My message is a simple one, and is starts with recognising that there are layers to our emotional resistance in the face of what our partner has asked us. Taking a step by step approach can be a more manageable way to process this without creating further conflict that could damage the relationship irrevocably. Here are some suggestions of what you can say to yourself, and your partner, to make the most of this situation.

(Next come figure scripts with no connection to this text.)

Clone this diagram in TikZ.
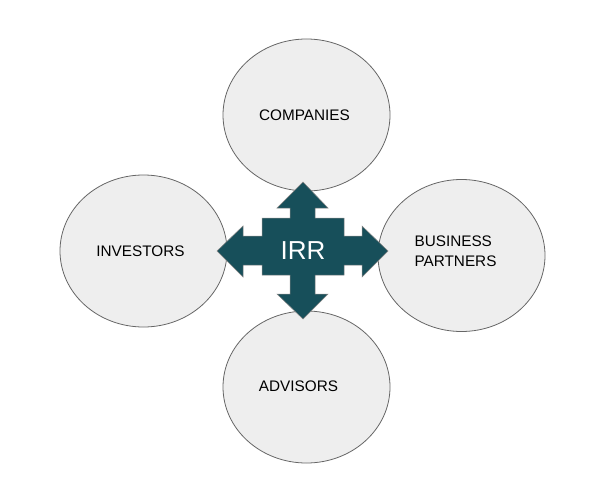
\documentclass[tikz,border=0pt]{standalone}
\usepackage{fontspec}
\setmainfont{Liberation Sans}
\usepackage{xcolor}
\usepackage{tikz}
\usetikzlibrary{positioning, shapes.geometric}
\definecolor{teal}{HTML}{174F5A}
\definecolor{lightgrey}{HTML}{EEEEEE}
\definecolor{rimgrey}{HTML}{666666}
\newcommand{\lblF}{\fontsize{15.3}{19.5}\selectfont}

\begin{document}
\begin{tikzpicture}[x=1pt, y=-1pt,
    circ/.style={draw=rimgrey, line width=0.8pt, fill=lightgrey, ellipse,
                 minimum width=167pt, minimum height=152pt, inner sep=0pt},
    lbl/.style={font=\lblF, text=black, inner sep=0pt}]
      \useasboundingbox (0,0) rectangle (609,503);
      % the four partner groups
      \node[circ] (companies) at (306.5,115) {};
      \node[circ] (investors) at (143.5,251) {};
      \node[circ] (partners) at (461.5,255.5) {};
      \node[circ] (advisors) at (306.5,387) {};
      \node[lbl] (companiestxt) at (304.5,115) {COMPANIES};
      \node[lbl] (investorstxt) at (140.5,251) {INVESTORS};
      \node[lbl, align=left] (partnerstxt) at (455.5,251) {BUSINESS\\PARTNERS};
      \node[lbl] (advisorstxt) at (298.5,386) {ADVISORS};
      % four-way arrow in the middle
      \filldraw[fill=teal, draw=rimgrey!80, line width=0.5pt]
        (303,182) -- (328,208) -- (315,208) -- (315,218) -- (344,218)
        -- (344,236) -- (362,236) -- (362,226) -- (388,251) -- (362,277)
        -- (362,265) -- (344,265) -- (344,275) -- (315,275) -- (315,294)
        -- (328,294) -- (303,319) -- (277,294) -- (290,294) -- (290,275)
        -- (262,275) -- (262,265) -- (243,265) -- (243,277) -- (217,251)
        -- (243,226) -- (243,236) -- (262,236) -- (262,218) -- (290,218)
        -- (290,208) -- (277,208) -- cycle;
      \node[font=\fontsize{26}{30}\selectfont, text=white, inner sep=0pt]
        (irr) at (303,251) {IRR};
    \end{tikzpicture}
\end{document}
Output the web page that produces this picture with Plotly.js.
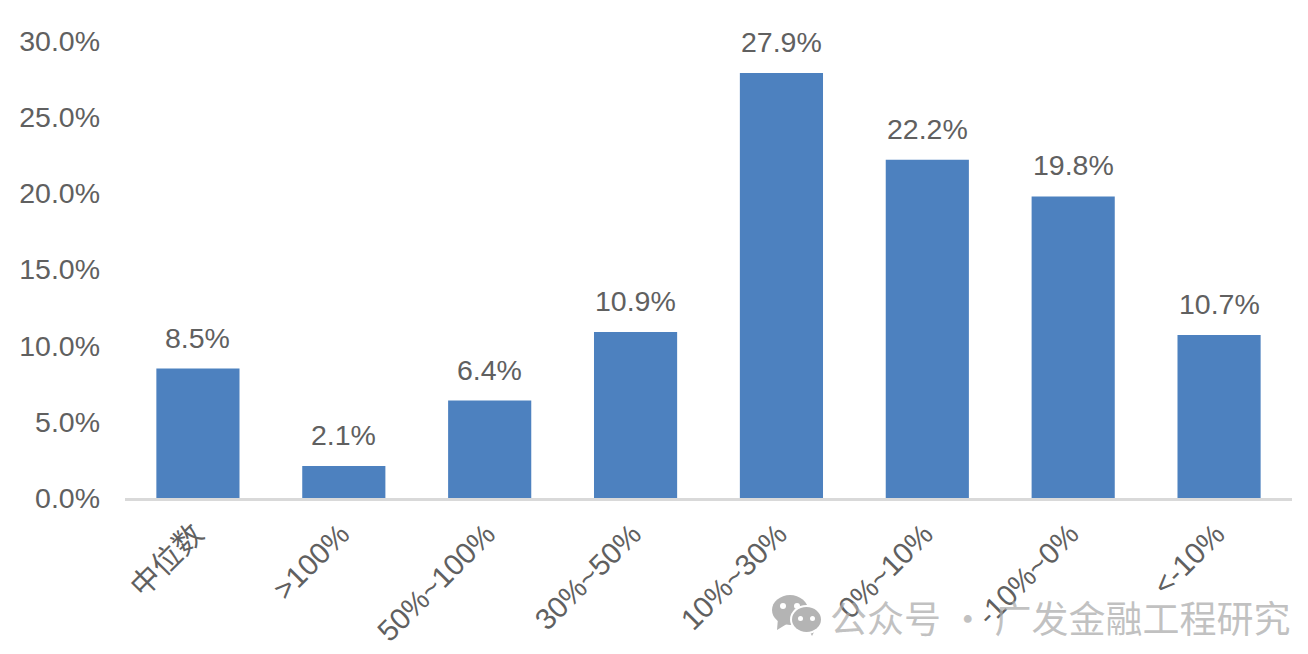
<!DOCTYPE html>
<html><head><meta charset="utf-8">
<script src="https://cdn.plot.ly/plotly-3.0.1.min.js"></script>
<style>html,body{margin:0;padding:0;background:#fff}</style></head>
<body><div id="chart" style="width:1308px;height:654px"></div>
<script>
const categories = ['中位数','>100%','50%~100%','30%~50%','10%~30%','0%~10%','-10%~0%','<-10%'];
const values = [8.5,2.1,6.4,10.9,27.9,22.2,19.8,10.7];
const yTicks = [0,5,10,15,20,25,30];
const yTickLabels = ['0.0%','5.0%','10.0%','15.0%','20.0%','25.0%','30.0%'];
const barColor = '#4d81bf', textColor = '#606060', mark = '#b4b4b4';
const font = 'Liberation Sans, Arial, "Noto Sans CJK SC", sans-serif';
const W=1308,H=654,L=125,R=16,T=41,B=156;
const px=x=>(x-L)/(W-L-R), py=y=>(H-B-y)/(H-T-B);
const ell=(x0,x1,y0,y1,c)=>({type:'circle',xref:'paper',yref:'paper',x0:px(x0),x1:px(x1),y0:py(y1),y1:py(y0),fillcolor:c,line:{width:0}});
const tail=(pts)=>({type:'path',xref:'paper',yref:'paper',fillcolor:mark,line:{width:0},
  path:'M'+pts.map(p=>px(p[0])+' '+py(p[1])).join(' L')+' Z'});
Plotly.newPlot('chart',[{
  type:'bar',x:categories,y:values,width:0.57,
  marker:{color:barColor},hoverinfo:'skip'
}],{
  width:W,height:H,
  margin:{l:L,r:R,t:T,b:B,pad:0},
  paper_bgcolor:'#fff',plot_bgcolor:'#fff',showlegend:false,
  font:{family:font},
  xaxis:{type:'category',range:[-0.5,7.5],tickangle:-45,ticks:'',showgrid:false,
    showline:true,linecolor:'#d9d9d9',linewidth:3,zeroline:false,automargin:false,
    ticklabelstandoff:4,ticklabelshift:-3,
    tickfont:{family:font,size:29.5,color:textColor}},
  yaxis:{range:[0,30],tickvals:yTicks,ticktext:yTickLabels,ticks:'',showgrid:false,
    showline:false,zeroline:false,automargin:false,ticklabelstandoff:24,
    tickfont:{family:font,size:28.5,color:textColor}},
  annotations:categories.map((c,i)=>({x:c,y:values[i],xref:'x',yref:'y',yanchor:'bottom',yshift:13,showarrow:false,
    text:values[i].toFixed(1)+'%',font:{family:font,size:28.5,color:textColor}})).concat([
    {xref:'paper',yref:'paper',x:px(1293),y:py(617),xanchor:'right',yanchor:'middle',showarrow:false,
    text:'公众号 · 广发金融工程研究',font:{family:'"Noto Sans CJK SC",sans-serif',size:37,color:'rgba(170,170,170,0.72)'}}]),
  shapes:[
    tail([[778,618],[777,630],[790,622]]),
    ell(772,808,595,625,mark),
    tail([[808,628],[812,636],[816,628]]),
    ell(790,823,605,634,'#fff'),
    ell(792,821,607,632,mark),
    ell(780,786,603,609,'#fff'),ell(794,800,603,609,'#fff'),
    ell(798,803,616,621,'#fff'),ell(810,815,616,621,'#fff')
  ]
},{displayModeBar:false,staticPlot:true});
</script></body></html>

  1. I cannot share what is not mine. I cannot control what my partner thinks or feels. I want my partner to have autonomy and agency.
  2. My fears are human fears and they deserve to be openly expressed, not hidden behind the fake story of ‘not sharing’. Only by fully expressing my emotions, can I heal my insecurities that contribute to these fears.
  3. My partner only came to me to share their truth because they trust me
  4. They say they want to explore this together with me. If they didn’t, why won’t they simply leave?
  5. If our relationship is in a good place, having a raw and honest conversation about our desires, needs and fears can only bring us closer.
  6. By opening up this topic for an open-hearted discussion, we will build up more trust and intimacy and find out if there are areas of our relationship that we want to work on.
  7. Change is inevitable and I want to embrace it. I will change, my partner will change. This is not a cause for fear but for celebration – that we can grow and develop as individuals and witness this in our loved ones.

Sometimes, when it feels too hard, professional support in the form of coaching or couple’s counselling may be the right choice. Or perhaps, a support group.

Asking for help is a sign of strength, not weakness.